Thursday, February 21, 2008

Window on Eurasia: Moscow Skinhead Tells Baku Paper OMON Backs His Group

Paul Goble

Vienna, February 21 – A 16-year-old skinhead in Moscow told a Baku investigative journalist that his group, which is committed to the restoration of “Great Russia,” is supported by the OMON while other skinhead organizations in the Russian capital enjoy the backing of the FSB or officers of the regular militia.
Aydin Bagirov, a journalist for Baku’s 525 newspaper, identified a Russian skinhead through the mail.ru chatroom. After several earlier failures, she and one of the Russian skinheads, with the screen name of “Storm Trooper Skinhead,” conducted a two hour online conversation.
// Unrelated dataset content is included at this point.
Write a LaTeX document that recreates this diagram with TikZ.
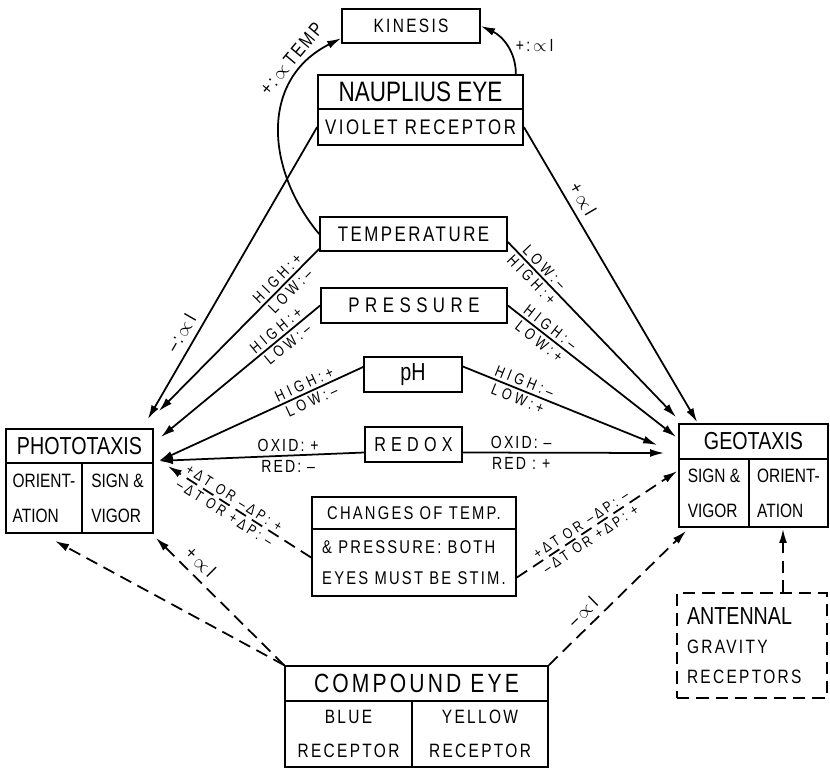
\documentclass[tikz,border=0pt]{standalone}
\usepackage{fontspec}
\setmainfont{Liberation Sans}[FakeStretch=0.8]
\newfontfamily\lsA{Liberation Sans}[FakeStretch=0.8,LetterSpace=12]
\newfontfamily\lsB{Liberation Sans}[FakeStretch=0.8,LetterSpace=26]
\newfontfamily\lsL{Liberation Sans}[FakeStretch=0.8,LetterSpace=25]
\newfontfamily\lsD{Liberation Sans}[FakeStretch=0.8,LetterSpace=21]
\usepackage{tikz}
\usetikzlibrary{arrows.meta, calc}

\tikzset{
  box/.style={draw, line width=1pt, inner sep=0pt},
  lnk/.style={line width=1pt, ->},
  dlnk/.style={line width=1pt, ->, dash pattern=on 7pt off 4pt},
  slbl/.style={font=\lsL\fontsize{9}{10}\selectfont, inner sep=1.5pt, sloped},
  dlbl/.style={font=\lsD\fontsize{8.5}{9}\selectfont, inner sep=1.5pt, sloped},
  plbl/.style={font=\lsA\fontsize{11}{12}\selectfont, inner sep=2pt, sloped},
  rlbl/.style={font=\lsA\fontsize{10}{11}\selectfont, inner sep=2pt},
}

\begin{document}
\begin{tikzpicture}[x=0.02cm, y=0.02cm, >={Latex[length=8pt,width=4.5pt]}]
    \useasboundingbox (0,0) rectangle (830,769);

    % 1. Kinesis and nauplius eye
    \node[box, minimum width=2.76cm, minimum height=0.68cm, font=\lsA\fontsize{11}{12}\selectfont] (kinesis) at (411,743) {KINESIS};
    \node[box, minimum width=4.1cm, minimum height=0.68cm, font=\fontsize{16}{18}\selectfont] (naup) at (420.5,677) {NAUPLIUS EYE};
    \node[box, minimum width=4.1cm, minimum height=0.72cm, font=\lsA\fontsize{12}{14}\selectfont] (violet) at (420.5,642) {VIOLET RECEPTOR};

    % 2. Stimuli in the middle
    \node[box, minimum width=3.74cm, minimum height=0.68cm, font=\lsA\fontsize{12}{14}\selectfont] (temp) at (413.5,535) {TEMPERATURE};
    \node[box, minimum width=3.72cm, minimum height=0.70cm, font=\lsB\fontsize{12}{14}\selectfont] (press) at (414,463.5) {PRESSURE};
    \node[box, minimum width=1.96cm, minimum height=0.70cm, font=\fontsize{14}{16}\selectfont] (ph) at (413,394.5) {pH};
    \node[box, minimum width=1.94cm, minimum height=0.70cm, font=\lsB\fontsize{11.5}{13}\selectfont] (redox) at (413.5,324.5) {REDOX};
    \node[box, minimum width=4.08cm, minimum height=0.64cm, font=\lsA\fontsize{10.5}{12}\selectfont] (chgtop) at (414,256) {CHANGES OF TEMP.};
    \node[box, minimum width=4.08cm, minimum height=1.34cm, align=left, font=\lsA\fontsize{10.5}{17.5}\selectfont] (chgbot) at (414,206.5) {\& PRESSURE: BOTH\\EYES MUST BE STIM.};

    % 3. Phototaxis and geotaxis
    \node[box, minimum width=2.94cm, minimum height=0.68cm, font=\fontsize{14}{16}\selectfont] (photo) at (79.5,323) {PHOTOTAXIS};
    \node[box, minimum width=1.52cm, minimum height=1.40cm, align=left, font=\fontsize{11}{20}\selectfont] (photoL) at (44,271) {ORIENT-\\ATION};
    \node[box, minimum width=1.42cm, minimum height=1.40cm, align=left, font=\fontsize{11}{20}\selectfont] (photoR) at (117.5,271) {SIGN \&\\VIGOR};
    \node[box, minimum width=2.98cm, minimum height=0.70cm, font=\fontsize{14}{16}\selectfont] (geo) at (753.5,327.5) {GEOTAXIS};
    \node[box, minimum width=1.40cm, minimum height=1.36cm, align=left, font=\fontsize{11}{20}\selectfont] (geoL) at (714,276) {SIGN \&\\VIGOR};
    \node[box, minimum width=1.58cm, minimum height=1.36cm, align=left, font=\fontsize{11}{20}\selectfont] (geoR) at (788.5,276) {ORIENT-\\ATION};

    % 4. Receptors below
    \node[box, dash pattern=on 7pt off 4pt, minimum width=3.0cm, minimum height=2.10cm, text width=2.6cm, align=left, font=\lsA\fontsize{11}{17}\selectfont] (ant) at (752,123.5) {{\normalfont\fontsize{14}{16}\selectfont ANTENNAL}\\GRAVITY\\RECEPTORS};
    \node[box, minimum width=5.26cm, minimum height=0.70cm, font=\lsA\fontsize{15}{17}\selectfont] (comp) at (416.5,85.5) {COMPOUND EYE};
    \node[box, minimum width=2.54cm, minimum height=1.32cm, align=center, font=\lsA\fontsize{11}{19}\selectfont] (compL) at (348.5,35) {BLUE\\RECEPTOR};
    \node[box, minimum width=2.72cm, minimum height=1.32cm, align=center, font=\lsA\fontsize{11}{19}\selectfont] (compR) at (480,35) {YELLOW\\RECEPTOR};

    % 5. Arrows to kinesis
    \draw[lnk] ([shift={(-8,0)}]naup.north east) to[out=90, in=-25]
        node[pos=0.5, right=3pt, rlbl] {+:\,$\propto$\,I} (kinesis.east);
    \draw[lnk] (temp.west) .. controls (265,600) and (260,690) ..
        node[plbl, pos=0.8, above=2pt] {+:\,$\propto$\,TEMP} (kinesis.-170);

    % 6. Solid arrows to phototaxis
    \draw[lnk] (violet.west) -- node[plbl, pos=0.73, above=2pt] {–:\,$\propto$\,I} ([shift={(-6,9)}]photo.north east);
    \draw[lnk] ([shift={(0,3)}]temp.south west) -- node[slbl, pos=0.22, above] {HIGH:+}
        node[slbl, pos=0.22, below] {LOW:–} ([shift={(5,17)}]photo.north east);
    \draw[lnk] (press.west) -- node[slbl, pos=0.24, above] {HIGH:+}
        node[slbl, pos=0.24, below] {LOW:–} ([shift={(7,-9)}]photo.north east);
    \draw[lnk] ([shift={(0,7.5)}]ph.west) -- node[slbl, pos=0.27, above] {HIGH:+}
        node[slbl, pos=0.27, below] {LOW:–} ([shift={(5,3)}]photo.south east);
    \draw[lnk] ([shift={(0,-8)}]redox.west) -- node[rlbl, pos=0.37, above] {OXID: +}
        node[rlbl, pos=0.37, below] {RED: –} ([shift={(5,3)}]photo.south east);

    % 7. Solid arrows to geotaxis
    \draw[lnk] (violet.east) -- node[plbl, pos=0.27, above=2pt] {+\,$\propto$\,I} ([shift={(19,1)}]geo.north west);
    \draw[lnk] ([shift={(0,-8)}]temp.east) -- node[slbl, pos=0.18, above] {LOW:–}
        node[slbl, pos=0.18, below] {HIGH:+} ([shift={(-2,6)}]geo.north west);
    \draw[lnk] (press.east) -- node[slbl, pos=0.22, above] {HIGH:–}
        node[slbl, pos=0.22, below] {LOW:+} ([shift={(-2,4.5)}]geo.west);
    \draw[lnk] ([shift={(0,8)}]ph.east) -- node[slbl, pos=0.3, above] {HIGH:–}
        node[slbl, pos=0.3, below] {LOW:+} ([shift={(-21,-3.5)}]geo.west);
    \draw[lnk] ([shift={(0,-8)}]redox.east) -- node[rlbl, pos=0.29, above] {OXID: –}
        node[rlbl, pos=0.29, below] {RED : +} ([shift={(-14,-11.5)}]geo.west);

    % 8. Dashed arrows
    \draw[dlnk] ([shift={(0,5)}]chgbot.west) -- node[dlbl, pos=0.57, above] {+ΔT OR –ΔP: +}
        node[dlbl, pos=0.57, below] {–ΔT OR +ΔP: –} ([shift={(14,-4)}]photoR.north east);
    \draw[dlnk] ([shift={(0,-15)}]chgbot.east) -- node[dlbl, pos=0.43, above] {+ΔT OR –ΔP: –}
        node[dlbl, pos=0.43, below] {–ΔT OR +ΔP: +} ([shift={(-1,-13)}]geoL.north west);
    \draw[dlnk] (comp.north west) -- ([shift={(11,-7)}]photoL.south);
    \draw[dlnk] (comp.north west) -- node[plbl, pos=0.73, above=2pt] {+\,$\propto$\,I} ([shift={(2,-4)}]photoR.south east);
    \draw[dlnk] (comp.north east) -- node[plbl, pos=0.32, above=2pt] {–\,$\propto$\,I} ([shift={(8,-3)}]geoL.south west);
    \draw[dlnk] ([shift={(31,0)}]ant.north) -- ([shift={(-5.5,-1)}]geoR.south);
\end{tikzpicture}
\end{document}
In the course of that conversation, a partial transcript of which is published in the paper today (in both Azerbaijani and Russian), the Moscow skinhead, who said he was an information officer for his group, described his attitudes toward “people from the Caucasus” (http://www.525.az/rus/2008/02/21/read=13945).
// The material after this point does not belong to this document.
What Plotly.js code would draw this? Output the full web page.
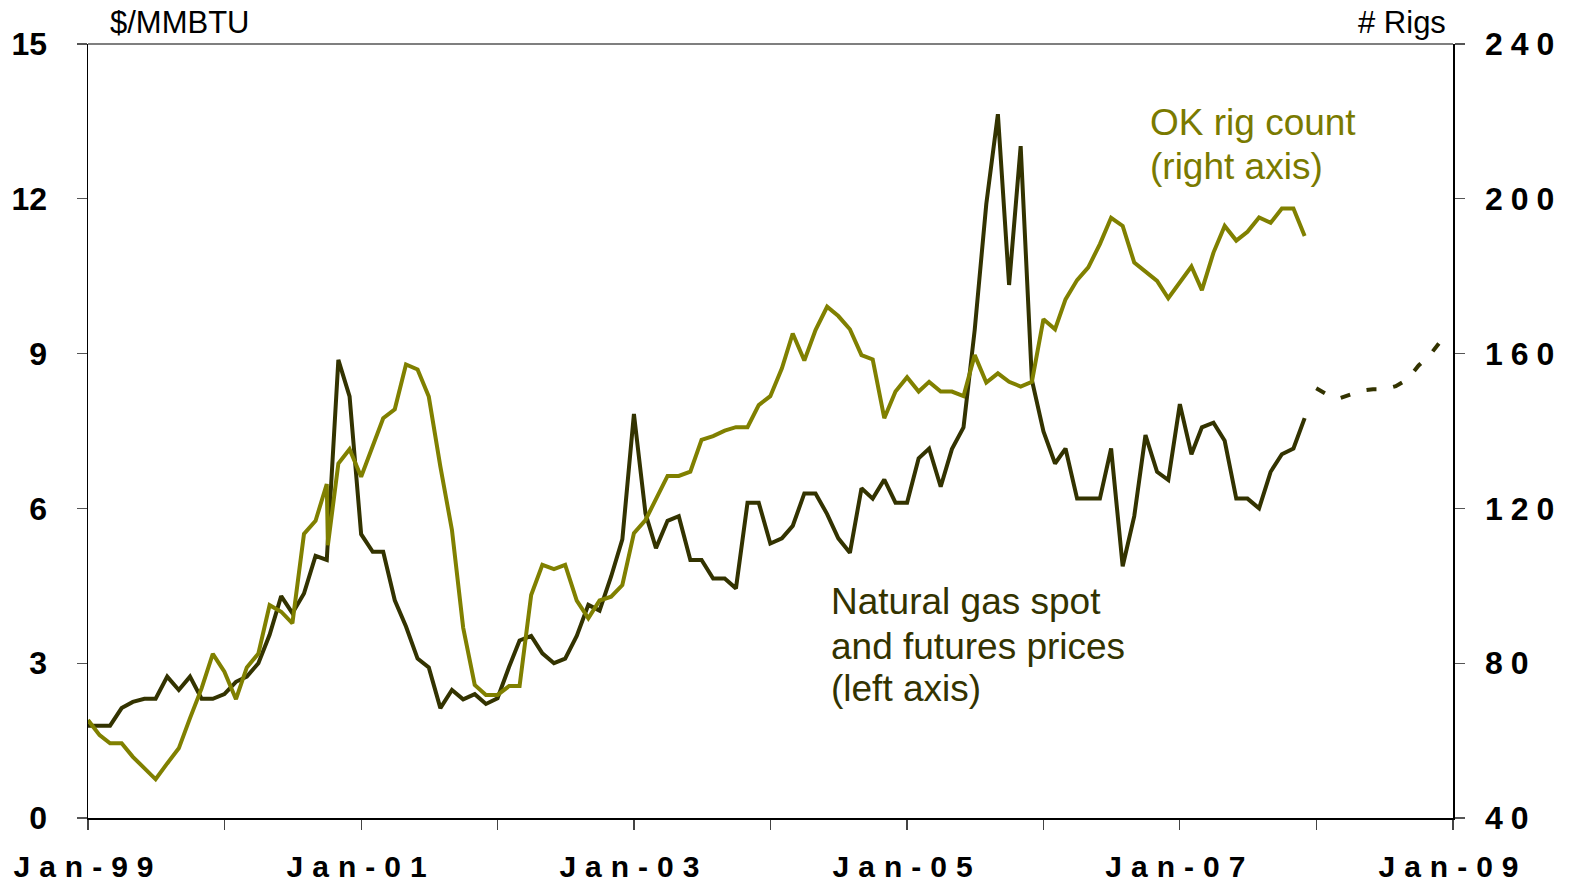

In response to his query, Bagirov identified himself as an Azerbaijani, but he did not tell his interlocutor that he was a journalist and that the skinhead's words would be published in his paper. Instead, he suggested that he was simply interested in having a conversation with a skinhead.
The Moscow skinhead told the Baku that he and his group, the “Storm Brigade,” “only rarely” kills people from the Caucasus and then only when the latter, either because of their attitudes toward Russian women or involvement in illicit drug or alcohol sales represented a threat to Russians.
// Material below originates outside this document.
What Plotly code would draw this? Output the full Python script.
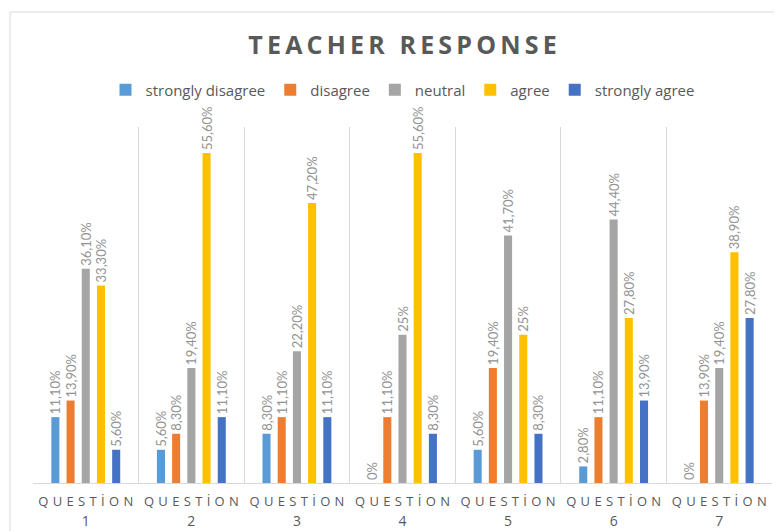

“Storm Trooper” added that he saw “little sense” in simply “beating” someone from the Caucasus because if the skinheads do that, then “the next day, ten people show up” to attack those who attacked their co-ethnics. And he rejected as “fanatics” those Russian skinheads who engage in violence as an end in itself.
He said his group is involved in charitable work of various kinds, including supporting children’s homes. Asked how he squared that commitment with beating and killing people, the skinhead responded, “You either do not understand or you do not want to understand.”
What his group of skinheads is about, the 16-year-old street fighter said, is assistance to “white people – we help children” who are victimized by pedophiles or who are forced into the use or trafficking of narcotics. Only when people from the Caucasus get in the way do his associates do anything about them.
In response to Bagirov’s query as to who had killed more – “the skinheads the Caucasians or the Caucasians the skinheads” – the Moscow youth said that as far as that question was concerned, the two were just about equal.
He said he did not fear arrest or death himself. His group has enough power to respond to any attacks by people from the Caucasus, and, he said, it has enough pull with the authorities that even if he were to be arrested, the militia would quickly release him rather than bring him to trial.
His own group of skinheads has 150 members, he said, making it one of the largest trailing only OB88 [“88” is a reference to the eighth letter of the Latin script and thus to HH or “Heil Hitler] the White Wolves, the Steel Web, Russian National Unity (RNE) and the Movement against Illegal Immigration (DPNI).
These groups have even more pull with the authorities, and the FSB which has sometimes treated his immediate associates with hostility does not dare to touch the members of these groups unless the powers that be need a case for some particular pr reason.
Hi own group, being smaller and less influential, is backed by the OMON and the staff of the Moscow city militia. The officers of these institutions, he said, “don’t touch us at meetings.” They even help us by setting up “anti-fascists” whom his group of skinheads can then attack.
Occasionally, the Moscow skinhead said, the militia “arrests” his fellows but only for show: after a few hours, all of them are released without charges. And the OMON and militia even provide his group with funds, but he denied it was paid to victimize anyone. “We do this voluntarily,” he added.
According to this skinhead, the various groups of skinheads in Moscow constitute a movement, whose members keep in touch with one another via SMS and thus are able to rapidly and efficiently deploy their forces when necessary.
This skinhead insisted that “for us there is no such thing as a bad nation. We divide people into those who are with God and those who are with Satan.” And he added that as for himself he had many “good Armenian friends,” although he said he did not have any Azerbaijani ones.
“You Azerbaijanis,” he told the Baku journalist, “behave strangely. When I say hello, they don’t respond and pass by.” Asked whether he thought the Azerbaijanis hated him, the skinhead said that was certainly “possible.” And he suggested he could find a common language with Azerbaijani nationalists as long as they were not in Russia.
Obviously, someone enjoying the anonymity of an online chat is not necessarily telling the truth and may be exaggerating to make himself seem more important than he in fact is. But this skinhead’s comments are not only entirely plausible but they are consistent with other reports and thus should probably be viewed as credible.